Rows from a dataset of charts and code
━━━━━━━━━━

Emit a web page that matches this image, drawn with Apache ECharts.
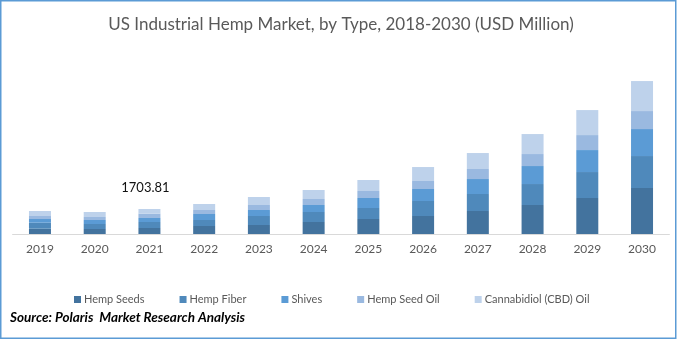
<!DOCTYPE html>
<html>
<head>
<meta charset="utf-8">
<script src="https://cdn.jsdelivr.net/npm/echarts@6/dist/echarts.min.js"></script>
<style>html,body{margin:0;padding:0;background:#fff}#c{width:682px;height:340px}</style>
</head>
<body>
<div id="c"></div>
<script>
const categories = ['2019','2020','2021','2022','2023','2024','2025','2026','2027','2028','2029','2030'];
const hempSeeds   = [361, 341, 409.2, 545, 613, 818, 1022, 1227, 1567, 1976, 2453, 3135];
const hempFiber   = [409, 341, 408.9, 409, 613, 682, 750, 1022, 1159, 1431, 1772, 2181];
const shives      = [252, 273, 272.6, 409, 409, 477, 682, 818, 1022, 1227, 1499, 1840];
const hempSeedOil = [204, 204, 293.0, 273, 341, 409, 477, 545, 682, 818, 1022, 1227];
const cbdOil      = [341, 341, 320.11, 409, 545, 613, 750, 954, 1090, 1363, 1704, 2045];
const labelledIndex = 2;

const seriesNames = ['Hemp Seeds','Hemp Fiber','Shives','Hemp Seed Oil','Cannabidiol (CBD) Oil'];
const seriesData = [hempSeeds, hempFiber, shives, hempSeedOil, cbdOil];
const colors = ['#43739E','#4F89BB','#5B9BD5','#9AB9E0','#BED2EB'];
const FONT = 'Lato';

const chart = echarts.init(document.getElementById('c'));
const series = seriesNames.map((name, si) => ({
  name, type: 'bar', stack: 'total', barWidth: 22,
  itemStyle: { color: colors[si] },
  emphasis: { disabled: true },
  data: seriesData[si].map((v, i) => {
    if (si === seriesData.length - 1 && i === labelledIndex) {
      const total = seriesData.reduce((s, arr) => s + arr[i], 0);
      return { value: v, label: { show: true, position: 'top', distance: 15, offset: [-4, 0],
        formatter: total.toFixed(2), fontSize: 13, color: '#111', fontFamily: FONT } };
    }
    return v;
  })
}));

chart.setOption({
  animation: false,
  title: { text: 'US Industrial Hemp Market, by Type, 2018-2030 (USD Million)', left: 'center', top: 11,
    textStyle: { fontSize: 17, fontWeight: 'normal', color: '#595959', fontFamily: FONT } },
  legend: { left: 69, top: 289, itemWidth: 7, itemHeight: 7, itemGap: 35, icon: 'rect',
    textStyle: { fontSize: 11, color: '#595959', fontFamily: FONT, padding: [0,0,0,-2] },
    data: seriesNames },
  grid: { left: 12.6, right: 12.6, top: 58, bottom: 106 },
  xAxis: { type: 'category', data: categories,
    axisLine: { lineStyle: { color: '#D9D9D9', width: 1 } }, axisTick: { show: false },
    axisLabel: { fontSize: 12, color: '#595959', margin: 9, fontFamily: FONT } },
  yAxis: { type: 'value', min: 0, max: 12000, show: false, splitLine: { show: false } },
  graphic: [
    { type: 'rect', shape: { x: 0.75, y: 0.75, width: 675, height: 337.5 },
      style: { fill: 'none', stroke: '#5B9BD5', lineWidth: 1.5 }, silent: true },
    { type: 'text', left: 10, top: 311, style: { text: 'Source: Polaris  Market Research Analysis',
      font: 'italic bold 13.5px ' + FONT, fill: '#000' } }
  ],
  series
});
</script>
</body>
</html>
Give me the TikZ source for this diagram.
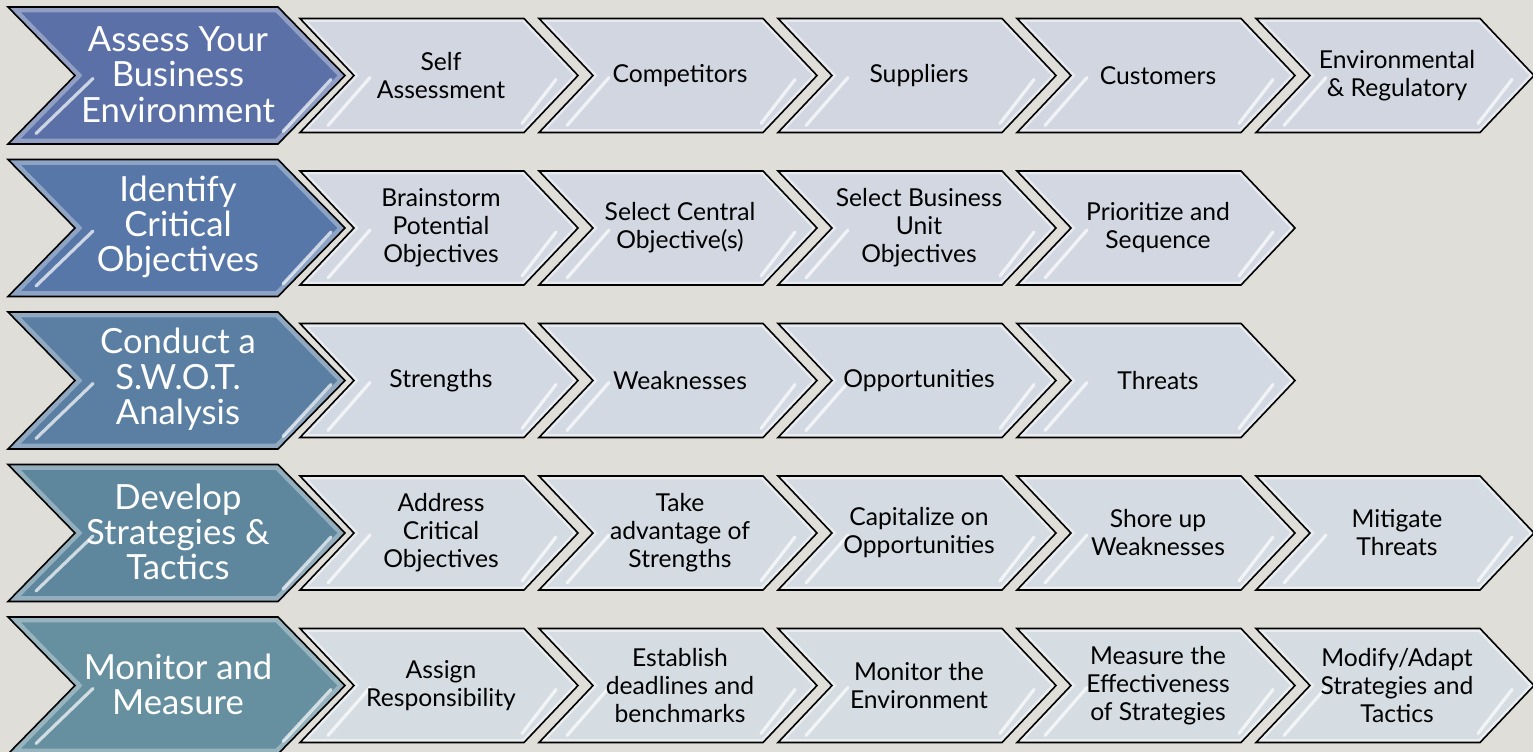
\documentclass[tikz,border=0pt]{standalone}
\usepackage{fontspec}
\setmainfont{Lato}
\usetikzlibrary{calc}

\definecolor{pagebg}{HTML}{E0DED9}
\definecolor{headA}{HTML}{5A70A6}
\definecolor{headB}{HTML}{5777A8}
\definecolor{headC}{HTML}{5A7FA2}
\definecolor{headD}{HTML}{5E879E}
\definecolor{headE}{HTML}{66909F}
\definecolor{stepA}{HTML}{D2D6E1}
\definecolor{stepB}{HTML}{D2D7E1}
\definecolor{stepC}{HTML}{D3D9E2}
\definecolor{stepD}{HTML}{D4DBE2}
\definecolor{stepE}{HTML}{D5DDE2}

% chevron outlines: #1 centre of the row (big), #1 left / #2 centre (small)
\newcommand{\headshape}[1]{(8,#1-68.5) -- (278,#1-68.5) -- (345,#1) -- (278,#1+68.5) -- (8,#1+68.5) -- (75,#1) -- cycle}
\newcommand{\stepshape}[2]{(#1,#2-57) -- (#1+224,#2-57) -- (#1+278,#2) -- (#1+224,#2+57) -- (#1,#2+57) -- (#1+54,#2) -- cycle}

\tikzset{
  chevline/.style={draw=black, line width=1.2pt, line join=miter},
  glare/.style={white, opacity=0.7, line width=2.4pt, line cap=round},
  headtext/.style={white, font=\fontsize{26}{26.5}\selectfont, align=center, inner sep=0pt},
  steptext/.style={black, font=\fontsize{18.5}{21}\selectfont, align=center, inner sep=0pt},
}

\begin{document}
\begin{tikzpicture}[x=0.75pt,y=0.75pt,yscale=-1,xscale=1]
        \useasboundingbox (0,0) rectangle (1533,752);
        \fill[pagebg] (0,0) rectangle (1533,752);

        %Big chevrons, one per row
        \foreach \r/\col/\txt in {0/headA/{Assess Your\\Business\\Environment},
                                  1/headB/{Identify\\Critical\\Objectives},
                                  2/headC/{Conduct a\\S.W.O.T.\\Analysis},
                                  3/headD/{Develop\\Strategies \&\\Tactics},
                                  4/headE/{Monitor and\\Measure}} {
          \pgfmathsetmacro{\c}{75.5+152.5*\r}
          \begin{scope}
            \clip \headshape{\c};
            \fill[\col] \headshape{\c};
            \draw[line width=8pt, \col!45!white, opacity=0.6] \headshape{\c};
          \end{scope}
          \draw[glare] (93,\c+3) -- (36,\c+58);
          \draw[glare] (331,\c+4) -- (283,\c+56);
          \draw[chevline] \headshape{\c};
          % Text Node
          \node[headtext] (head\r) at (178,\c-1) {\txt};
        }

        %Small chevrons, the steps of each row
        \foreach \r/\col/\steps in {0/stepA/{{Self\\Assessment},Competitors,Suppliers,Customers,{Environmental\\\& Regulatory}},
                                    1/stepB/{{Brainstorm\\Potential\\Objectives},{Select Central\\Objective(s)},{Select Business\\Unit\\Objectives},{Prioritize and\\Sequence}},
                                    2/stepC/{Strengths,Weaknesses,Opportunities,Threats},
                                    3/stepD/{{Address\\Critical\\Objectives},{Take\\advantage of\\Strengths},{Capitalize on\\Opportunities},{Shore up\\Weaknesses},{Mitigate\\Threats}},
                                    4/stepE/{{Assign\\Responsibility},{Establish\\deadlines and\\benchmarks},{Monitor the\\Environment},{Measure the\\Effectiveness\\of Strategies},{Modify/Adapt\\Strategies and\\Tactics}}} {
          \pgfmathsetmacro{\c}{75.5+152.5*\r}
          \foreach \t [count=\i from 0] in \steps {
            \pgfmathsetmacro{\L}{300+239*\i}
            \begin{scope}
              \clip \stepshape{\L}{\c};
              \fill[\col] \stepshape{\L}{\c};
              \draw[line width=5pt, white, opacity=0.5] \stepshape{\L}{\c};
            \end{scope}
            \draw[glare] (\L+70,\c+2) -- (\L+28,\c+50);
            \draw[glare] (\L+256,\c+4) -- (\L+222,\c+48);
            \draw[chevline] \stepshape{\L}{\c};
            % Text Node
            \node[steptext] (step\r\i) at (\L+141,\c) {\t};
          }
        }

\end{tikzpicture}
\end{document}
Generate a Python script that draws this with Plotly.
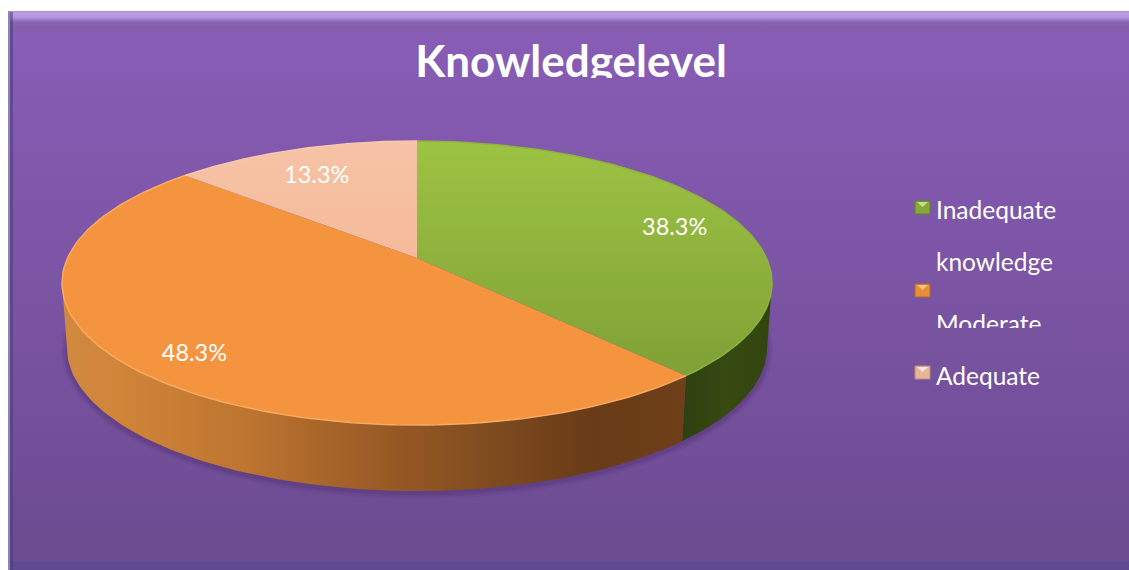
import math
import plotly.graph_objects as go

# ---- data ----
categories = ["Inadequate knowledge", "Moderate", "Adequate"]
values = [38.3, 48.3, 13.3]
value_labels = ["38.3%", "48.3%", "13.3%"]
title_text = "Knowledgelevel"

# ---- styling / geometry (pixel space) ----
W, H = 1129, 570
CX, CY, RX, RY = 417, 283, 355, 142     # top face ellipse
BX, BY, BRX, BRY = 417, 348, 350, 143   # bottom rim ellipse
E = 0.176                               # perspective shift of the pie apex
FONT = "Lato"
TOP_GRAD = {
    0: [[0, "#9DC343"], [1, "#7FA136"]],
    1: [[0, "#F4943F"], [1, "#F4943F"]],
    2: [[0, "#F6C3A6"], [1, "#F5BA9A"]],
}
EDGE = ["#8FB33C", "#FAAA62", "#F7C7AC"]


def warp(theta):
    """clockwise angle from 12 o'clock -> unit ellipse point, in perspective"""
    x, y = math.sin(theta), math.cos(theta)
    d = 1 + E * y
    return x * math.sqrt(1 - E * E) / d, (y + E) / d


def arc(theta0, theta1, n=120):
    return [warp(theta0 + (theta1 - theta0) * i / n) for i in range(n + 1)]


def param(theta):
    x, y = warp(theta)
    return math.atan2(x, y) % (2 * math.pi)


fig = go.Figure()


def poly(xs, ys, color=None, grad=None, name=None):
    fig.add_trace(go.Scatter(
        x=xs, y=ys, mode="lines", fill="toself",
        fillcolor=color if grad is None else None,
        fillgradient=grad,
        line=dict(width=0, color="rgba(0,0,0,0)"),
        hoverinfo="skip", showlegend=False, name=name,
    ))


def rect(x0, y0, x1, y1, color=None, grad=None):
    poly([x0, x1, x1, x0, x0], [y0, y0, y1, y1, y0], color, grad)


# panel
rect(9, 12, W, H, grad=dict(type="vertical", colorscale=[[0, "#6C4B90"], [1, "#895DB7"]]))
rect(9, 11, W, 33, grad=dict(type="vertical", colorscale=[
    [0, "#875CB4"], [0.3, "#8560A8"], [0.5, "#8C64B4"], [0.72, "#B596E2"], [0.93, "#BB9DE8"], [1, "#A595B8"]]))
rect(9, 561, W, H, color="#60498F")
rect(8, 11, 10, H, color="#8E84AC")
rect(10, 12, 13, H, color="rgba(70,60,130,0.55)")

# soft shadow below the disc
for grow, alpha in [(6, 0.05), (4, 0.07), (2, 0.10)]:
    ts = [2 * math.pi * i / 180 for i in range(181)]
    poly([BX + (BRX + grow) * math.sin(t) for t in ts],
         [BY + 2 - (BRY + grow) * math.cos(t) for t in ts],
         color=f"rgba(45,20,75,{alpha})")

# side walls, derived from the values
total = sum(values)
cum = [0]
for v in values:
    cum.append(cum[-1] + v)
angles = [2 * math.pi * c / total for c in cum]
seam = param(angles[1])


def wall(t0, t1, grad):
    n = 100
    ts = [t0 + (t1 - t0) * i / n for i in range(n + 1)]
    xs = [CX + RX * math.sin(t) for t in ts] + [BX + BRX * math.sin(t) for t in reversed(ts)]
    ys = [CY - RY * math.cos(t) for t in ts] + [BY - BRY * math.cos(t) for t in reversed(ts)]
    poly(xs + xs[:1], ys + ys[:1], grad=grad)


wall(math.pi / 2, seam, dict(type="horizontal", colorscale=[[0, "#2E4010"], [0.5, "#364A12"], [1, "#33450F"]]))
wall(seam, 3 * math.pi / 2, dict(type="horizontal", colorscale=[
    [0, "#D08A40"], [0.1, "#D08438"], [0.3, "#BC7430"], [0.5, "#9C5C26"],
    [0.7, "#7C4A1F"], [0.85, "#693B16"], [1, "#6E3F18"]]))

# top face wedges
for i in range(len(values)):
    pts = arc(angles[i], angles[i + 1])
    xs = [CX] + [CX + RX * p[0] for p in pts] + [CX]
    ys = [CY - RY * E] + [CY - RY * p[1] for p in pts] + [CY - RY * E]
    poly(xs, ys, grad=dict(type="vertical", colorscale=list(reversed(
        [[1 - s, c] for s, c in TOP_GRAD[i]]))), name=categories[i])
    fig.add_trace(go.Scatter(
        x=[CX + RX * p[0] for p in pts], y=[CY - RY * p[1] for p in pts],
        mode="lines", line=dict(color=EDGE[i], width=1.5),
        hoverinfo="skip", showlegend=False))

# value labels
K = 0.82
NUDGE = [(6, 9), (9, 6), (0, 8)]
lx, ly = [], []
for i in range(len(values)):
    mx, my = warp((angles[i] + angles[i + 1]) / 2)
    lx.append(CX + K * RX * mx + NUDGE[i][0])
    ly.append(CY - RY * E + K * RY * (E - my) + NUDGE[i][1])
fig.add_trace(go.Scatter(
    x=lx, y=ly, mode="text", text=value_labels, textposition="middle center",
    textfont=dict(family=FONT, size=23.5, color="white"),
    hoverinfo="skip", showlegend=False))

# title (clipped by the mask shape below)
fig.add_trace(go.Scatter(
    x=[571], y=[66], mode="text", text=[title_text], textposition="middle center",
    textfont=dict(family=FONT, size=44, color="white", weight="bold"),
    hoverinfo="skip", showlegend=False))

# legend text
legend_lines = [("Inadequate", 213), ("knowledge", 265), ("Moderate", 327), ("Adequate", 379)]
fig.add_trace(go.Scatter(
    x=[936] * len(legend_lines), y=[p[1] for p in legend_lines],
    mode="text", text=[p[0] for p in legend_lines], textposition="middle right",
    textfont=dict(family=FONT, size=24.5, color="white"),
    hoverinfo="skip", showlegend=False))

shapes = [
    dict(type="rect", xref="x", yref="y", x0=405, x1=740, y0=78, y1=92,
         fillcolor="#855BB2", line_width=0, layer="above"),
    dict(type="rect", xref="x", yref="y", x0=930, x1=1070, y0=328, y1=343,
         fillcolor="#7853A0", line_width=0, layer="above"),
]
for (y0, c, light, dark) in [(201, "#86A83A", "#C5E07A", "#64802A"),
                             (284, "#E88E38", "#FBC27F", "#AE6A2A"),
                             (366, "#E6B698", "#FBE6D8", "#B98E78")]:
    shapes.append(dict(type="rect", xref="x", yref="y", x0=915, x1=930, y0=y0, y1=y0 + 13,
                       fillcolor=c, line=dict(color=dark, width=1), layer="above"))
    shapes.append(dict(type="path", xref="x", yref="y",
                       path=f"M 917 {y0+1} L 928 {y0+1} L 922.5 {y0+6} Z",
                       fillcolor=light, line_width=0, layer="above"))

fig.update_layout(
    width=W, height=H, margin=dict(l=0, r=0, t=0, b=0), autosize=False,
    paper_bgcolor="white", plot_bgcolor="white", showlegend=False, shapes=shapes,
    xaxis=dict(range=[0, W], visible=False, fixedrange=True),
    yaxis=dict(range=[H, 0], visible=False, fixedrange=True),
)
fig.write_html("out.html", config={"displayModeBar": False},
               post_script="document.body.style.margin='0';document.body.style.overflow='hidden';")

━━━━━━━━━━

WHAT THE TASK REQUIRES –
Above are the records; copy exactly the lines from the one with "Generate a Python" through the one with "y0], color, grad)", including both, and nothing more. Leave out pictures.

RESULT OF THE TASK –
Generate a Python script that draws this with Plotly.
import math
import plotly.graph_objects as go

# ---- data ----
categories = ["Inadequate knowledge", "Moderate", "Adequate"]
values = [38.3, 48.3, 13.3]
value_labels = ["38.3%", "48.3%", "13.3%"]
title_text = "Knowledgelevel"

# ---- styling / geometry (pixel space) ----
W, H = 1129, 570
CX, CY, RX, RY = 417, 283, 355, 142     # top face ellipse
BX, BY, BRX, BRY = 417, 348, 350, 143   # bottom rim ellipse
E = 0.176                               # perspective shift of the pie apex
FONT = "Lato"
TOP_GRAD = {
    0: [[0, "#9DC343"], [1, "#7FA136"]],
    1: [[0, "#F4943F"], [1, "#F4943F"]],
    2: [[0, "#F6C3A6"], [1, "#F5BA9A"]],
}
EDGE = ["#8FB33C", "#FAAA62", "#F7C7AC"]


def warp(theta):
    """clockwise angle from 12 o'clock -> unit ellipse point, in perspective"""
    x, y = math.sin(theta), math.cos(theta)
    d = 1 + E * y
    return x * math.sqrt(1 - E * E) / d, (y + E) / d


def arc(theta0, theta1, n=120):
    return [warp(theta0 + (theta1 - theta0) * i / n) for i in range(n + 1)]


def param(theta):
    x, y = warp(theta)
    return math.atan2(x, y) % (2 * math.pi)


fig = go.Figure()


def poly(xs, ys, color=None, grad=None, name=None):
    fig.add_trace(go.Scatter(
        x=xs, y=ys, mode="lines", fill="toself",
        fillcolor=color if grad is None else None,
        fillgradient=grad,
        line=dict(width=0, color="rgba(0,0,0,0)"),
        hoverinfo="skip", showlegend=False, name=name,
    ))


def rect(x0, y0, x1, y1, color=None, grad=None):
    poly([x0, x1, x1, x0, x0], [y0, y0, y1, y1, y0], color, grad)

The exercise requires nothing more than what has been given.